Hayley nodded at whatever Kemper was saying, and then Kemper slipped into the house, disappearing behind the door. Squaring her shoulders, Hayley started across the lawn. I shifted uneasily in my spot. The fuzzy feeling in my head was slowly turning into a gentle pounding, and I blinked a few times to make sure what I was seeing was right. But it was. Hayley was walking directly toward the hammock—and me.
“Hey guys,” she said brightly, as if we were all the best of friends. Next to me, Ashley made an oinking noise under her breath. “I have something I think you guys will want to see,” Hayley continued, ignoring her. “In fact.” She let her voice rise, so it wafted through the backyard. “I think a lot of you are going to want to see this.” Her smile widening, she rooted through her purse.

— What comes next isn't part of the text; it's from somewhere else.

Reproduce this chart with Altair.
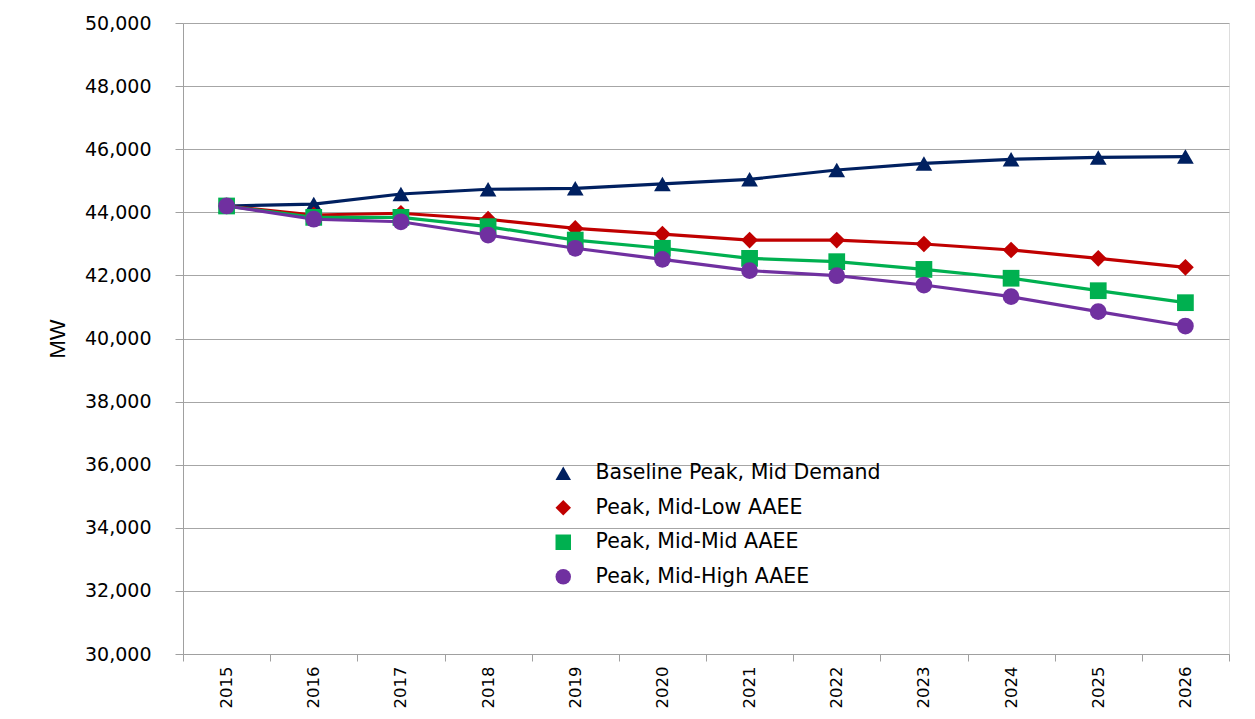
import altair as alt
import pandas as pd

years = [str(y) for y in range(2015, 2027)]
baseline = [44200, 44260, 44580, 44730, 44760, 44900, 45045, 45340, 45550, 45680, 45740, 45765]
mid_low = [44200, 43915, 43970, 43780, 43490, 43310, 43120, 43120, 42995, 42805, 42540, 42255]
mid_mid = [44200, 43840, 43840, 43545, 43120, 42860, 42540, 42435, 42190, 41910, 41515, 41135]
mid_high = [44200, 43780, 43700, 43280, 42860, 42510, 42150, 41990, 41695, 41325, 40850, 40395]

series_names = [
    "Baseline Peak, Mid Demand",
    "Peak, Mid-Low AAEE",
    "Peak, Mid-Mid AAEE",
    "Peak, Mid-High AAEE",
]
series_values = [baseline, mid_low, mid_mid, mid_high]
colors = ["#002060", "#C00000", "#00B050", "#7030A0"]
shapes = ["triangle-up", "diamond", "square", "circle"]

rows = []
for i, (name, vals) in enumerate(zip(series_names, series_values)):
    for y, v in zip(years, vals):
        rows.append({"Year": y, "MW": v, "Series": name, "order": i})
df = pd.DataFrame(rows)

legend_def = alt.Legend(
    title=None,
    orient="none",
    legendX=370,
    legendY=440,
    labelFont="DejaVu Sans",
    labelFontSize=20.5,
    labelColor="#000000",
    labelLimit=0,
    symbolSize=240,
    symbolStrokeWidth=0,
    rowPadding=13.5,
    labelOffset=22,
)

color = alt.Color("Series:N", scale=alt.Scale(domain=series_names, range=colors), legend=legend_def)
shape = alt.Shape("Series:N", scale=alt.Scale(domain=series_names, range=shapes), legend=legend_def)

x_enc = alt.X(
    "Year:O",
    sort=years,
    scale=alt.Scale(paddingInner=0, paddingOuter=0),
    axis=alt.Axis(
        title=None,
        labelAngle=270,
        labelFont="DejaVu Sans",
        labelFontSize=16.5,
        labelColor="#000000",
        labelPadding=5,
        tickBand="extent",
        tickSize=7,
        tickColor="#a0a0a0",
        domainColor="#a0a0a0",
        grid=False,
    ),
)
y_enc = alt.Y(
    "MW:Q",
    scale=alt.Scale(domain=[30000, 50000], nice=False),
    axis=alt.Axis(
        title="MW",
        titleFont="Liberation Sans",
        titleFontSize=22,
        titleFontWeight="normal",
        titleColor="#000000",
        titlePadding=15,
        values=list(range(30000, 50001, 2000)),
        format=",.0f",
        labelFont="DejaVu Sans",
        labelFontSize=19,
        labelColor="#000000",
        labelPadding=24,
        tickSize=8,
        tickColor="#a0a0a0",
        domainColor="#a0a0a0",
        gridColor="#a6a6a6",
        gridWidth=1,
    ),
)

lines = alt.Chart(df).mark_line(strokeWidth=3.2).encode(
    x=x_enc, y=y_enc, color=color, detail="Series:N", order="order:Q"
)
points = alt.Chart(df).mark_point(filled=True, size=280, opacity=1).encode(
    x=x_enc, y=y_enc, color=color, shape=shape
)

chart = (
    alt.layer(lines, points)
    .properties(
        width=1046,
        height=631,
        padding={"left": 175, "top": 15, "right": 16, "bottom": 56},
        autosize=alt.AutoSizeParams(type="none"),
    )
    .configure_view(stroke=None)
    .configure(background="white")
)

chart.save("out.html", embed_options={"renderer": "svg", "actions": False})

I caught a glimpse of that book she always seemed to have with her lately, as she pulled out a stack of papers that looked a lot like flyers. “It’s the dirty truth about your queen,” she went on, her eyes meeting mine for a split second before she began passing out the flyers.
The dirty truth? What was she talking about? I reached for one of the flyers.
From Not to Hot
, it said across the top.
Miracle Plastic Surgeons can make YOU look like this too!
Underneath the heading were two photos of me. The first was a “before” shot. I recognized it right away. Hayley had taken it last summer, when she, Kemper, and I had ridden a bus for nearly two hours to get to her aunt’s pool. There had been no AC on the bus, and by the time we reached her aunt’s house, my hair had grown to the size of a tree. To top it off, my face was red and sweaty, my eyes were squinting in the sun, and there was a gigantic pimple on the tip of my nose. The “after” picture was the one Ashley had taken of me and Hudson at lunch the other day. My hair was shiny, my skin was flawless, and my eyes were sparkling. They looked like two different people.
On the after picture, Hayley had drawn arrows pointing to each area of my face that had changed: my cheekbones, the space between my eyes, the width of my lips. “That’s right,” Hayley said. “Your precious queen had surgery.”
“Oh my God,” I heard someone say, as eyes started turning toward me. “I can’t believe she had surgery!”
“And then kept it secret,” someone else joined in. “Did she really think no one would find out?
More and more eyes landed on me. I’d gotten used to stares these last two weeks, but this was a new kind. It was like people were measuring me up, trying to peel back my layers to find out what was hidden underneath. “It’s not true,” I protested. “I didn’t have any surgery!” But the whispers were already starting to build, one stacking on top of another, heavy as bricks. Hayley smiled smugly at me. She knew exactly what I knew: It didn’t matter if it was true. It didn’t even matter if everyone believed her. What mattered was that the seed had been planted. The damage had been done.
“Of course it was surgery,” I heard someone say.
“How did I not see it before?” someone else chimed in.
“I can’t believe she’s
still
lying about it,” a third person added.
I looked wildly around. Every single person was gaping at me now, like I was some kind of science experiment, like I was one of the beakers we studied in science class.
I turned to Ashley and Blair. “You guys know it’s a lie, right?”
Ashley pulled herself into a sitting position. She touched a finger to my cheekbone, then pulled it away. “It makes so much more sense now,” she breathed. “It explains everything.”